Au point de vue domanial, le Prieuré de Pruniers fournit en 1743
une déclaration pour la confection du terrier du duché d'Orléans.
Simon THIDE, prieur titulaire du Prieuré de Saint-Martin de
Pruniers, déclare métaierie et domaine, pâtureau du Guérede,
placeau des Bâtes, pâtureau de l'étang, le lieu du château
Blanc, la dîme de Saugirard, la dîme des Bardinières ou des
Buzerolles...
Bâtiments
-1 grand corps de bâtiments au Nord construit en pierres,
couvert de tuiles, comportant 2 chambres à cheminée, grenier
dessus et escalier pour y monter.
-1 autre bâtiment servant d'écurie, en pierre, couvert de
tuiles.
-1 ancienne chapelle au Nord servant de cellier, cave voûtée
dessous la chapelle et l'écurie.
-grange en retour d'équerre de ce bâtiment, partie en bois,
partie en pierre couverte de tuiles.
-1 autre corps de bâtiments au midi, en bois, couverts de tuiles,
servant de toits à bestiaux.
-loge couverte de chaume.
-entre ces bâtiments porte cochère pour y entrer.

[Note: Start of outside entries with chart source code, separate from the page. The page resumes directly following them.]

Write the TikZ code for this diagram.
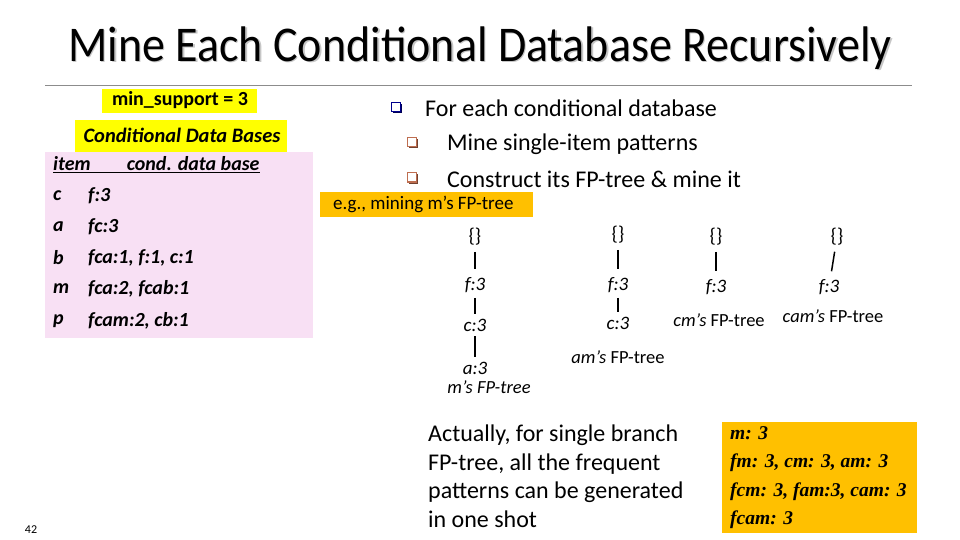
\documentclass[tikz,border=0pt]{standalone}
\usepackage{fontspec}
\setmainfont{Carlito}
\newfontfamily\timesf{Liberation Serif}
\definecolor{hiyel}{RGB}{255,255,0}
\definecolor{pinkbg}{RGB}{248,224,244}
\definecolor{orng}{RGB}{255,192,0}
\definecolor{bulblue}{RGB}{0,0,140}
\definecolor{bulbrown}{RGB}{190,110,80}
\definecolor{rulegray}{RGB}{140,140,140}
\tikzset{
  px/.style={x=1pt,y=-1pt},
  body/.style={font=\fontsize{24}{28}\selectfont, anchor=west, inner sep=0pt},
  tbl/.style={font=\fontsize{20}{24}\selectfont\bfseries\itshape, anchor=west, inner sep=0pt},
  tree/.style={font=\fontsize{19}{22}\selectfont\itshape, inner sep=1pt},
  root/.style={font=\fontsize{20}{22}\selectfont, inner sep=1pt},
  treelab/.style={font=\fontsize{18.5}{22}\selectfont, inner sep=0pt},
  edge/.style={line width=1.5pt, shorten <=5pt, shorten >=7pt},
  midedge/.style={line width=1.5pt, shorten <=4pt, shorten >=4pt},
}
\newcommand{\qbox}[2]{%
  \fill[#2!60!black] ($(#1)+(1.5,1.5)$) rectangle ++(9,9);
  \filldraw[draw=#2, fill=white, line width=1pt] (#1) rectangle ++(9,9);
}
\usetikzlibrary{calc}
\begin{document}
\begin{tikzpicture}[px]
\useasboundingbox (0,0) rectangle (960,540);
\fill[white] (0,0) rectangle (960,540);
% title
\node (titleshadow) [text=gray!45, font=\fontsize{50}{54}\selectfont, xscale=0.92, inner sep=0pt] at (481.5,49.5) {Mine Each Conditional Database Recursively};
\node (title) [font=\fontsize{50}{54}\selectfont, xscale=0.92, inner sep=0pt] at (480,48) {Mine Each Conditional Database Recursively};
\draw[rulegray, line width=1pt] (45,86) -- (912,86);
% left
\fill[hiyel] (102,89) rectangle (257,113);
\node (minsup) [font=\fontsize{20}{24}\selectfont\bfseries, inner sep=0pt] at (180,100) {min\_support = 3};
\fill[hiyel] (75,120) rectangle (287,152);
\node (cdb) [font=\fontsize{20.5}{24}\selectfont\bfseries\itshape, inner sep=0pt] at (182,135) {Conditional Data Bases};
\fill[pinkbg] (45,152) rectangle (313,338);
\node (hdr) [tbl] at (53,165) {\underline{item\hspace{36pt}cond. data base}};
\node (r1a) [tbl] at (53,196) {c};
\node (r1b) [tbl] at (88,196) {f:3};
\node (r2a) [tbl] at (53,227) {a};
\node (r2b) [tbl] at (88,227) {fc:3};
\node (r3a) [tbl] at (53,258) {b};
\node (r3b) [tbl] at (88,258) {fca:1, f:1, c:1};
\node (r4a) [tbl] at (53,289) {m};
\node (r4b) [tbl] at (88,289) {fca:2, fcab:1};
\node (r5a) [tbl] at (53,321) {p};
\node (r5b) [tbl] at (88,321) {fcam:2, cb:1};
% bullets
\coordinate (q1) at (391,103);
\coordinate (q2) at (407,138);
\coordinate (q3) at (407,173);
\qbox{q1}{bulblue}
\qbox{q2}{bulbrown}
\qbox{q3}{bulbrown}
\node (b1) [body] at (425,108) {For each conditional database};
\node (b2) [body] at (447,144) {Mine single-item patterns};
\node (b3) [body] at (447,179) {Construct its FP-tree \& mine it};
\fill[orng] (320,192) rectangle (533,217);
\node (eg) [font=\fontsize{19}{22}\selectfont, anchor=west, inner sep=0pt] at (333,204) {e.g., mining m's FP-tree};
% m's tree
\node (m0) [root] at (475,237) {\{\}};
\node (m1) [tree] at (475,285) {f:3};
\node (m2) [tree] at (475,325) {c:3};
\node (m3) [tree] at (475,368) {a:3};
\node (ml) [treelab] at (489,387) {\itshape m's FP-tree};
\draw[edge] (m0) -- (m1);
\draw[midedge] (m1) -- (m2);
\draw[midedge] (m2) -- (m3);
% am's tree
\node (a0) [root] at (618,235) {\{\}};
\node (a1) [tree] at (618,285) {f:3};
\node (a2) [tree] at (618,323) {c:3};
\node (al) [treelab] at (618,357) {\itshape am's \upshape FP-tree};
\draw[edge] (a0) -- (a1);
\draw[midedge] (a1) -- (a2);
% cm's tree
\node (c0) [root] at (716,237) {\{\}};
\node (c1) [tree] at (716,287) {f:3};
\node (cl) [treelab] at (719,320) {\itshape cm's \upshape FP-tree};
\draw[edge] (c0) -- (c1);
% cam's tree
\node (d0) [root] at (837,237) {\{\}};
\node (d1) [tree] at (829,287) {f:3};
\node (dl) [treelab] at (833,316) {\itshape cam's \upshape FP-tree};
\draw[edge] (d0) -- (d1);
% bottom text
\node (act) [font=\fontsize{24}{28.5}\selectfont, align=left, anchor=north west, inner sep=0pt] at (428,425) {Actually, for single branch\\FP-tree, all the frequent\\patterns can be generated\\in one shot};
\fill[orng] (722,422) rectangle (917,533);
\node (res) [font=\fontsize{19.5}{28.5}\selectfont\timesf\bfseries\itshape, align=left, anchor=north west, inner sep=0pt] at (730,426) {m: 3\\fm: 3, cm: 3, am: 3\\fcm: 3, fam:3, cam: 3\\fcam: 3};
\node (pg) [font=\fontsize{12}{14}\selectfont, inner sep=0pt] at (31,530) {42};
\end{tikzpicture}
\end{document}
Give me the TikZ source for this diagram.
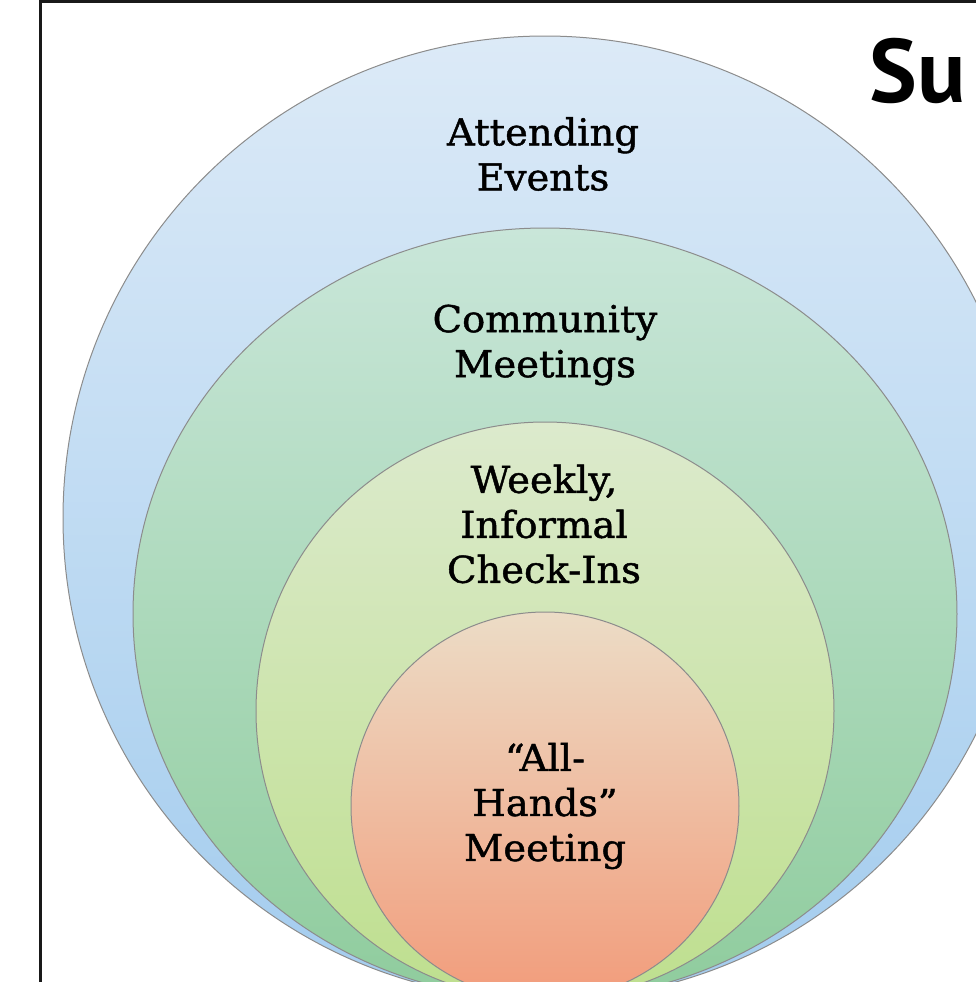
\documentclass[tikz,border=0pt]{standalone}
\usepackage{fontspec}
\setmainfont{DejaVu Serif}
\newfontfamily\ringfont{DejaVu Serif}[FakeStretch=1.04, FakeBold=1.2]
\newfontfamily\titlefont{PT Sans}
\usetikzlibrary{positioning}
\definecolor{evtop}{HTML}{DCEAF7}
\definecolor{evbot}{HTML}{A3CCEE}
\definecolor{comtop}{HTML}{C9E6D9}
\definecolor{combot}{HTML}{8FCC9D}
\definecolor{chktop}{HTML}{DCEACD}
\definecolor{chkbot}{HTML}{BEDF8E}
\definecolor{alltop}{HTML}{ECDCC6}
\definecolor{allbot}{HTML}{F29C7B}
\tikzset{ring/.style={draw=black!45, line width=0.5pt}}
\tikzset{ringtext/.style={align=center, inner sep=0pt, font=\ringfont\fontsize{18.5}{22.5}\selectfont}}
\tikzset{pageframe/.style={draw=black!90, line width=1.5pt}}
\tikzset{titletext/.style={anchor=base west, inner sep=0pt, font=\titlefont\bfseries\fontsize{45}{45}\selectfont}}

\begin{document}
\begin{tikzpicture}[x=0.5pt, y=-0.5pt]
	\clip (0,0) rectangle (976,982);
	\draw[pageframe] (40,1.5) rectangle (1200,1200);
	% nested rings, all touching at the bottom
	\path[ring, top color=evtop, bottom color=evbot]
		(545,518) ellipse [x radius=482, y radius=482];
	\path[ring, top color=comtop, bottom color=combot]
		(545,614) ellipse [x radius=412, y radius=386];
	\path[ring, top color=chktop, bottom color=chkbot]
		(545,711) ellipse [x radius=289, y radius=289];
	\path[ring, top color=alltop, bottom color=allbot]
		(545,806) ellipse [x radius=194, y radius=194];
	\node[ringtext] (events) at (543,154) {Attending\\Events};
	\node[ringtext] (community) at (545,345) {Community\\Meetings};
	\node[ringtext] (checkins) at (544,524) {Weekly,\\Informal\\Check-Ins};
	\node[ringtext] (allhands) at (545,806) {“All-\\Hands”\\Meeting};
	\node[titletext] (title) at (869,102) {Su};
\end{tikzpicture}
\end{document}
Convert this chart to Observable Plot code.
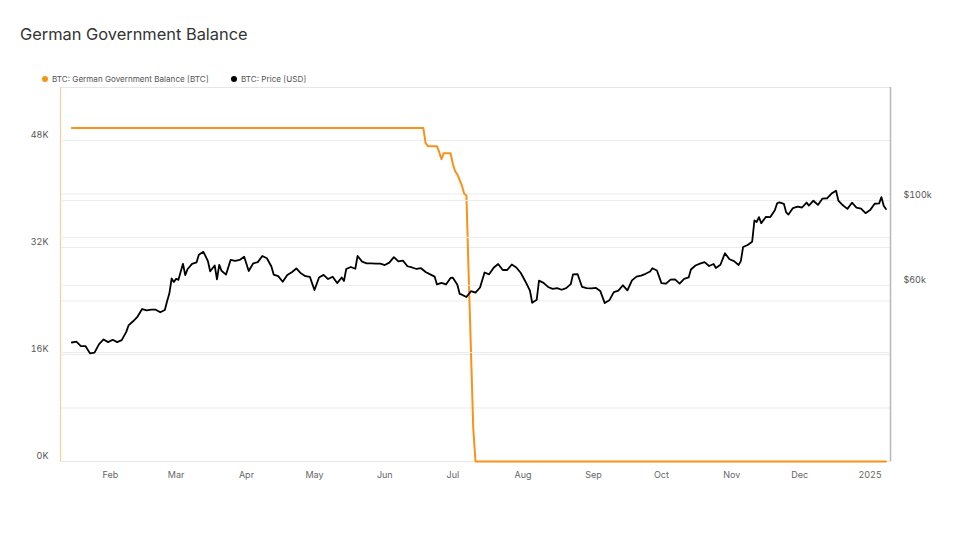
<!DOCTYPE html>
<html>
<head>
<meta charset="utf-8">
<script src="https://cdn.jsdelivr.net/npm/d3@7"></script>
<script src="https://cdn.jsdelivr.net/npm/@observablehq/plot@0.6"></script>
<style>
  html, body { margin: 0; padding: 0; background: #fff; }
  body { width: 960px; height: 540px; position: relative; overflow: hidden; font-family: Inter, "Noto Sans", sans-serif; }
  #title { position: absolute; left: 20px; top: 24px; font-size: 16.4px; font-weight: 400; color: #333; }
  #legend { position: absolute; left: 42px; top: 74px; font-size: 8.1px; color: #555; display: flex; gap: 0; }
  .item { display: flex; align-items: center; }
  .dot { width: 6px; height: 6px; border-radius: 50%; margin-right: 4px; }
  .layer { position: absolute; left: 0; top: 0; }
</style>
</head>
<body>
<div id="title">German Government Balance</div>
<div id="legend">
  <div class="item" style="width:189px"><span class="dot" style="background:#f7931a"></span>BTC: German Government Balance [BTC]</div>
  <div class="item"><span class="dot" style="background:#000"></span>BTC: Price [USD]</div>
</div>
<div id="a" class="layer"></div>
<div id="b" class="layer"></div>
<script>
// ---- Data ----
const balanceDates = ["2024-01-15","2024-06-18","2024-06-19","2024-06-20","2024-06-24","2024-06-25","2024-06-26","2024-06-27","2024-06-30","2024-07-01","2024-07-02","2024-07-03","2024-07-05","2024-07-06","2024-07-07","2024-07-08","2024-07-09","2024-07-10","2024-07-11","2025-01-08"];
const balanceBTC = [49858,49858,47600,47150,47150,46250,45200,46100,46100,44520,43410,42920,41270,40030,39780,27800,16500,5000,0,0];

const priceDates = ["2024-01-15","2024-01-17","2024-01-19","2024-01-21","2024-01-23","2024-01-25","2024-01-27","2024-01-29","2024-01-31","2024-02-02","2024-02-04","2024-02-06","2024-02-08","2024-02-09","2024-02-11","2024-02-13","2024-02-15","2024-02-17","2024-02-19","2024-02-21","2024-02-23","2024-02-25","2024-02-26","2024-02-27","2024-02-28","2024-02-29","2024-03-01","2024-03-02","2024-03-04","2024-03-05","2024-03-06","2024-03-08","2024-03-10","2024-03-11","2024-03-13","2024-03-14","2024-03-15","2024-03-16","2024-03-18","2024-03-19","2024-03-20","2024-03-21","2024-03-23","2024-03-25","2024-03-27","2024-03-29","2024-03-31","2024-04-02","2024-04-04","2024-04-06","2024-04-08","2024-04-10","2024-04-12","2024-04-13","2024-04-15","2024-04-17","2024-04-19","2024-04-21","2024-04-23","2024-04-25","2024-04-27","2024-04-29","2024-04-30","2024-05-01","2024-05-03","2024-05-05","2024-05-07","2024-05-09","2024-05-11","2024-05-13","2024-05-14","2024-05-15","2024-05-17","2024-05-19","2024-05-20","2024-05-22","2024-05-24","2024-05-26","2024-05-28","2024-05-30","2024-06-01","2024-06-03","2024-06-05","2024-06-07","2024-06-09","2024-06-11","2024-06-13","2024-06-15","2024-06-17","2024-06-19","2024-06-21","2024-06-23","2024-06-24","2024-06-26","2024-06-28","2024-06-30","2024-07-01","2024-07-03","2024-07-04","2024-07-05","2024-07-07","2024-07-09","2024-07-11","2024-07-13","2024-07-15","2024-07-17","2024-07-19","2024-07-21","2024-07-23","2024-07-25","2024-07-27","2024-07-29","2024-07-31","2024-08-02","2024-08-04","2024-08-05","2024-08-07","2024-08-08","2024-08-10","2024-08-12","2024-08-14","2024-08-16","2024-08-18","2024-08-20","2024-08-22","2024-08-23","2024-08-25","2024-08-27","2024-08-29","2024-08-31","2024-09-02","2024-09-04","2024-09-06","2024-09-08","2024-09-10","2024-09-12","2024-09-14","2024-09-16","2024-09-18","2024-09-20","2024-09-22","2024-09-24","2024-09-26","2024-09-27","2024-09-29","2024-10-01","2024-10-03","2024-10-05","2024-10-07","2024-10-09","2024-10-11","2024-10-13","2024-10-14","2024-10-16","2024-10-18","2024-10-20","2024-10-22","2024-10-24","2024-10-25","2024-10-27","2024-10-29","2024-10-31","2024-11-02","2024-11-04","2024-11-05","2024-11-06","2024-11-08","2024-11-10","2024-11-11","2024-11-12","2024-11-13","2024-11-14","2024-11-16","2024-11-18","2024-11-20","2024-11-21","2024-11-22","2024-11-24","2024-11-25","2024-11-26","2024-11-28","2024-11-30","2024-12-02","2024-12-04","2024-12-05","2024-12-07","2024-12-09","2024-12-11","2024-12-13","2024-12-15","2024-12-17","2024-12-18","2024-12-20","2024-12-22","2024-12-24","2024-12-26","2024-12-28","2024-12-30","2025-01-01","2025-01-03","2025-01-05","2025-01-06","2025-01-07","2025-01-08"];
const priceK = [42.5,42.7,41.6,41.6,39.8,40.0,42.1,43.3,42.6,43.2,42.6,43.1,45.3,47.1,48.3,49.7,52.0,51.6,51.8,51.8,51.0,51.7,54.5,57.1,62.5,61.2,62.4,62.0,68.3,63.8,66.1,68.3,68.9,72.1,73.4,71.4,69.4,65.3,67.6,62.2,67.9,65.5,64.0,69.9,69.5,69.9,71.3,65.4,68.5,69.0,71.6,70.6,67.2,64.0,63.4,61.3,63.8,64.9,66.4,64.5,63.4,63.1,60.6,58.3,62.9,63.9,62.3,63.2,60.8,62.9,61.6,66.2,67.0,66.3,71.6,69.2,68.5,68.5,68.4,68.4,67.8,68.8,71.1,69.3,69.6,67.3,66.8,66.2,66.5,65.0,64.1,63.2,60.3,60.9,60.3,62.7,62.8,60.2,57.0,56.7,55.9,57.9,57.4,59.2,64.8,64.1,66.7,68.2,65.8,65.8,68.0,66.8,64.6,61.4,58.1,54.0,55.0,61.7,60.9,59.4,58.7,59.0,58.4,59.0,60.4,64.1,64.2,59.4,59.0,58.9,59.1,58.0,53.9,54.8,57.6,58.1,60.0,58.2,61.8,63.2,63.6,64.3,65.2,66.5,65.6,60.8,60.6,62.1,62.2,60.6,62.4,62.9,66.0,67.6,68.4,69.0,67.4,68.2,66.6,67.9,72.8,70.2,69.4,67.8,69.4,75.6,76.5,78.0,88.7,87.9,90.5,87.2,90.6,90.5,94.3,98.4,98.9,98.0,93.1,91.9,95.6,96.4,95.9,98.8,97.0,99.9,97.4,101.2,101.4,104.3,106.1,100.0,97.2,95.1,98.7,95.8,95.3,92.7,94.4,98.1,98.3,102.1,96.9,95.0];

const balanceTicks = [0, 8000, 16000, 24000, 32000, 40000, 48000];
const balanceLabels = [0, 16000, 32000, 48000];
const priceGrid = [40000, 60000, 80000, 100000];
const priceLabels = [60000, 100000];

// ---- Build tables ----
const parse = d3.utcParse("%Y-%m-%d");
const balance = balanceDates.map((d, i) => ({date: parse(d), value: balanceBTC[i]}));
const price = priceDates.map((d, i) => ({date: parse(d), value: priceK[i] * 1000}));

const W = 960, H = 540;
const margins = {marginTop: 87, marginBottom: 79, marginLeft: 60, marginRight: 70};
const xDomain = [parse("2024-01-10"), parse("2025-01-10")];
const orange = "#f7931a";

const fmtMonth = d => d.getUTCMonth() === 0 ? d3.utcFormat("%Y")(d) : d3.utcFormat("%b")(d);

const A = Plot.plot({
  width: W, height: H, ...margins,
  style: {background: "transparent", fontFamily: "Inter, sans-serif", fontSize: "9px", color: "#555", overflow: "visible"},
  x: {type: "utc", domain: xDomain},
  y: {domain: [0, 55924]},
  marks: [
    Plot.gridY(balanceTicks, {stroke: "#ececec", strokeOpacity: 1}),
    Plot.frame({stroke: "#e6e6e6"}),
    Plot.axisY(balanceLabels, {tickSize: 0, tickPadding: 12, dy: -5, tickFormat: d => (d / 1000) + "K", fill: "#555", label: null}),
    Plot.axisX(d3.utcMonth.range(parse("2024-02-01"), parse("2025-01-10")), {tickSize: 0, tickPadding: 10, tickFormat: fmtMonth, fill: "#666", label: null}),
    Plot.ruleX([xDomain[0]], {stroke: "#f8cf9c", strokeWidth: 1.2}),
    Plot.ruleX([xDomain[1]], {stroke: "#b8b8b8", strokeWidth: 1.5}),
    Plot.line(balance, {x: "date", y: "value", stroke: orange, strokeWidth: 2})
  ]
});
document.getElementById("a").appendChild(A);

const B = Plot.plot({
  width: W, height: H, ...margins,
  style: {background: "transparent", fontFamily: "Inter, sans-serif", fontSize: "9px", color: "#555", overflow: "visible"},
  x: {type: "utc", domain: xDomain, axis: null},
  y: {type: "log", domain: [20740, 197700]},
  marks: [
    Plot.gridY(priceGrid, {stroke: "#ececec", strokeOpacity: 1}),
    Plot.axisY(priceLabels, {anchor: "right", tickSize: 0, tickPadding: 13, dy: -5, tickFormat: d => "$" + (d / 1000) + "k", fill: "#555", label: null}),
    Plot.line(price, {x: "date", y: "value", stroke: "#000", strokeWidth: 1.8})
  ]
});
document.getElementById("b").appendChild(B);
</script>
</body>
</html>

-1 pièce de 4 septrées d'ouche, paccage et jardin, puits à eau.
Situation
de l'ensemble
-levant : un pâtureau
-couchant : un clos de vignes appelé Clos du Prieuré
-Nord : chemin de Romorantin au pont de Sauldre
-midi : la Sauldre
Pâtureaux
-1 pâtureau de 16 boisselées
-1 second de 2 septrées
-et un troisième de 6 septrées
Prés,
paccages et bruère
-4 journaux de prés appelés Prés de l'Isle
-1 journal et demi de pré appelé Pré de la Fontaine
-2 journaux et 5 pointes de pré à prendre dans la Prairie des
Manes
-1 journal de pré à la Rabinerie
-4 journaux de prés appelés Prés de l'Etang
-6 boisselées en prés, jardins et luzernes proches du Gué de
Pruniers
-le droit de communauté avec la métairie de la Nigaudière dans
un paccage de 2 septrées appelé Paccage aux vaches.
-au même endroit en communauté le Paccage aux Boeufs de 2
septrées.
-1 pièce de terre de 3 septrées appelée la Bruère Ronde.
Terres
Un total de 16 parcelles allant de 4 à 30 boisselées et de 3 à
13 septrées soit en tout 46 septrées et 120 boisselées. Nous
signalons les noms de lieu cités : la Sagonne, les Varennes
proches du bourg, l'ancien étang du Prieuré à présent en pré,
la Moizette, la Défriche, Labée, la Brigandière.